[Exercise objective] Retype, exactly as they stand, the lines from the start of the data to the line that contains "const yTicks = [0, 0.5, 1, 1.5, 2, 2.5, 3];", both ends included. Leave the pictures out.

━━━ Dataset excerpt

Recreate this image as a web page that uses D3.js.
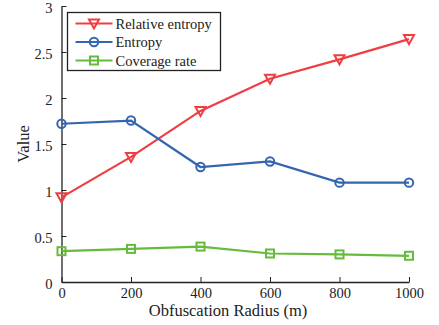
<!DOCTYPE html>
<html>
<head>
<meta charset="utf-8">
<script src="https://cdn.jsdelivr.net/npm/d3@7/dist/d3.min.js"></script>
<style>
  body { margin: 0; background: #fff; }
  svg text { font-family: "Liberation Serif", "Times New Roman", Times, Tinos, "DejaVu Serif", "Noto Serif", serif; }
</style>
</head>
<body>
<script>
const radius = [0, 200, 400, 600, 800, 1000];
const relativeEntropy = [0.92, 1.36, 1.86, 2.21, 2.42, 2.64];
const entropy = [1.72, 1.755, 1.25, 1.31, 1.08, 1.08];
const coverageRate = [0.335, 0.36, 0.385, 0.31, 0.30, 0.285];
const xTicks = [0, 200, 400, 600, 800, 1000];
const yTicks = [0, 0.5, 1, 1.5, 2, 2.5, 3];

const seriesList = [
    {name: 'Relative entropy', values: relativeEntropy, color: '#ef3e42', marker: 'tri'},
    {name: 'Entropy', values: entropy, color: '#3465b0', marker: 'circle'},
    {name: 'Coverage rate', values: coverageRate, color: '#66bb3d', marker: 'square'}
];

const margin = {top: 6, right: 30, bottom: 43, left: 61.5};
const width = 439 - margin.left - margin.right;
const height = 325 - margin.top - margin.bottom;

const x = d3.scaleLinear().domain([0, 1000]).range([0, width]);
const y = d3.scaleLinear().domain([0, 3]).range([height, 0]);

const svg = d3.select('body').append('svg')
    .attr('width', 439)
    .attr('height', 325);

const main = svg.append('g')
    .attr('transform', 'translate(' + margin.left + ',' + margin.top + ')');

// axes, ticks point inward
const xAxis = main.append('g')
    .attr('transform', 'translate(0,' + height + ')')
    .call(d3.axisBottom(x).tickValues(xTicks).tickSizeInner(-5).tickSizeOuter(0).tickPadding(5)
        .tickFormat(d3.format('d')));
const yAxis = main.append('g')
    .call(d3.axisLeft(y).tickValues(yTicks).tickSizeInner(-5).tickSizeOuter(0).tickPadding(9)
        .tickFormat(d3.format('')));

[xAxis, yAxis].forEach(a => {
    a.attr('font-family', null).attr('font-size', 14.5);
    a.selectAll('text').attr('fill', '#222');
    a.selectAll('line').attr('stroke', '#222');
    a.select('.domain').attr('stroke', '#222').attr('stroke-width', 1.3);
});
xAxis.selectAll('text').attr('dy', '0.75em');
yAxis.selectAll('text').attr('dy', '0.45em');

svg.append('text')
    .attr('x', 228)
    .attr('y', 316)
    .attr('text-anchor', 'middle')
    .attr('font-size', 16.5)
    .attr('fill', '#222')
    .text('Obfuscation Radius (m)');

svg.append('text')
    .attr('transform', 'translate(29,' + (margin.top + height / 2) + ') rotate(-90)')
    .attr('text-anchor', 'middle')
    .attr('font-size', 16.5)
    .attr('fill', '#222')
    .text('Value');

function drawMarker(g, type, color, cx, cy) {
    if (type === 'tri') {
        g.append('path')
            .attr('d', 'M' + (cx - 5) + ',' + (cy - 4) + 'L' + (cx + 5) + ',' + (cy - 4) + 'L' + cx + ',' + (cy + 5) + 'Z')
            .attr('fill', 'none').attr('stroke', color).attr('stroke-width', 2);
    } else if (type === 'circle') {
        g.append('circle').attr('cx', cx).attr('cy', cy).attr('r', 4.2)
            .attr('fill', 'none').attr('stroke', color).attr('stroke-width', 2);
    } else {
        g.append('rect').attr('x', cx - 4).attr('y', cy - 4).attr('width', 8).attr('height', 8)
            .attr('fill', 'none').attr('stroke', color).attr('stroke-width', 2);
    }
}

const line = d3.line().x(d => x(d[0])).y(d => y(d[1]));

seriesList.forEach(s => {
    const pts = radius.map((r, i) => [r, s.values[i]]);
    const g = main.append('g');
    g.append('path')
        .attr('d', line(pts))
        .attr('fill', 'none')
        .attr('stroke', s.color)
        .attr('stroke-width', 2.2);
    pts.forEach(p => drawMarker(g, s.marker, s.color, x(p[0]), y(p[1])));
});

// legend
const legend = svg.append('g').attr('transform', 'translate(67.5,12.5)');
legend.append('rect')
    .attr('width', 153).attr('height', 58)
    .attr('fill', '#fff').attr('stroke', '#222').attr('stroke-width', 1.3);
seriesList.forEach((s, i) => {
    const ly = 11 + i * 18.5;
    legend.append('line')
        .attr('x1', 8).attr('x2', 45).attr('y1', ly).attr('y2', ly)
        .attr('stroke', s.color).attr('stroke-width', 2.2);
    drawMarker(legend, s.marker, s.color, 26.5, ly);
    legend.append('text')
        .attr('x', 48).attr('y', ly).attr('dy', '0.35em')
        .attr('font-size', 14.5).attr('fill', '#222')
        .text(s.name);
});
</script>
</body>
</html>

━━━━━━

[Answer below]
Recreate this image as a web page that uses D3.js.
<!DOCTYPE html>
<html>
<head>
<meta charset="utf-8">
<script src="https://cdn.jsdelivr.net/npm/d3@7/dist/d3.min.js"></script>
<style>
  body { margin: 0; background: #fff; }
  svg text { font-family: "Liberation Serif", "Times New Roman", Times, Tinos, "DejaVu Serif", "Noto Serif", serif; }
</style>
</head>
<body>
<script>
const radius = [0, 200, 400, 600, 800, 1000];
const relativeEntropy = [0.92, 1.36, 1.86, 2.21, 2.42, 2.64];
const entropy = [1.72, 1.755, 1.25, 1.31, 1.08, 1.08];
const coverageRate = [0.335, 0.36, 0.385, 0.31, 0.30, 0.285];
const xTicks = [0, 200, 400, 600, 800, 1000];
const yTicks = [0, 0.5, 1, 1.5, 2, 2.5, 3];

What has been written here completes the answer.